In 1920, a factory was established, by the Austral Starch Company Limited, to extract starch from the burrawong plant (Macrozamia communis). The factory was near the mouth of Currowan Creek. A tramway running, along Mimosa Street, linked the factory to the town's wharf. The venture was unsuccessful and had closed by April 1923. There were two small gold mines west of the Currowan village operating from around 1934 to 1935.

Currowan became a locality, under the Geographical Names Act of 1966. Little remains of the 'town' of Currowan today. Some of its street names and town allotments still appear on modern-day maps. The old town site is accessible via the River Road from Nelligen.

=== Currowan Creek Aboriginal Reserve ===
On the opposite bank of Currowan Creek to the town site, "about 60 acres" of land was set aside, in April 1893, as an Aboriginal reserve. This became the Currowan Creek Aboriginal Reserve, which lasted until 1956. It was recorded as 50 acres in size.

In June 1910, there were just three huts, with two adults and five children—three of school age—living there.

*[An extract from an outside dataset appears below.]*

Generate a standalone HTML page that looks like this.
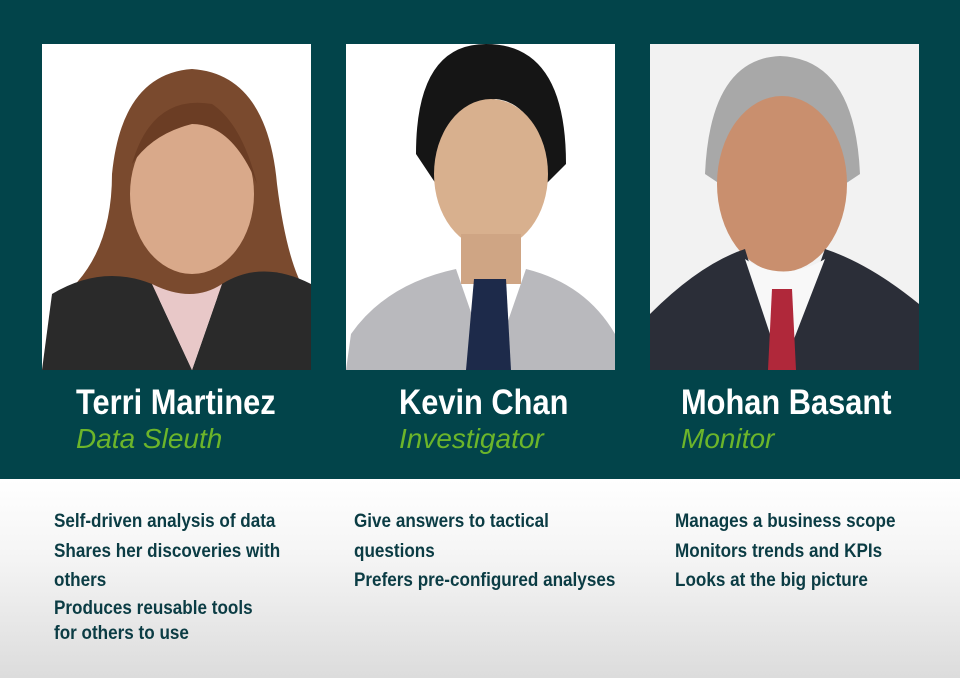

The people living there had employment, at times, cutting sleepers and stripping wattle bark (for tanning), and three acres of land were under cultivation for maize and vegetables.

=== Currowan bushfire ===
The locality gave its name to one of the disastrous bushfires of the 2019-2020 Australian summer, the Currowan fire. It broke out at Currowan on 26 November 2019 and, over 74 days and after merging with other fires—some of which were caused by the main fire spreading beyond erstwhile containment lines—it burnt 499621 ha, destroyed 312 homes, and damaged another 173. It took three human lives and also killed countless wild animals, birds, reptiles, amphibians and invertebrates. It has been observed that the Currowan fire was only really contained by reaching the coastline, which it did at multiple locations. The final extinguishing of the fire came only with torrential rain, on 8 February 2020.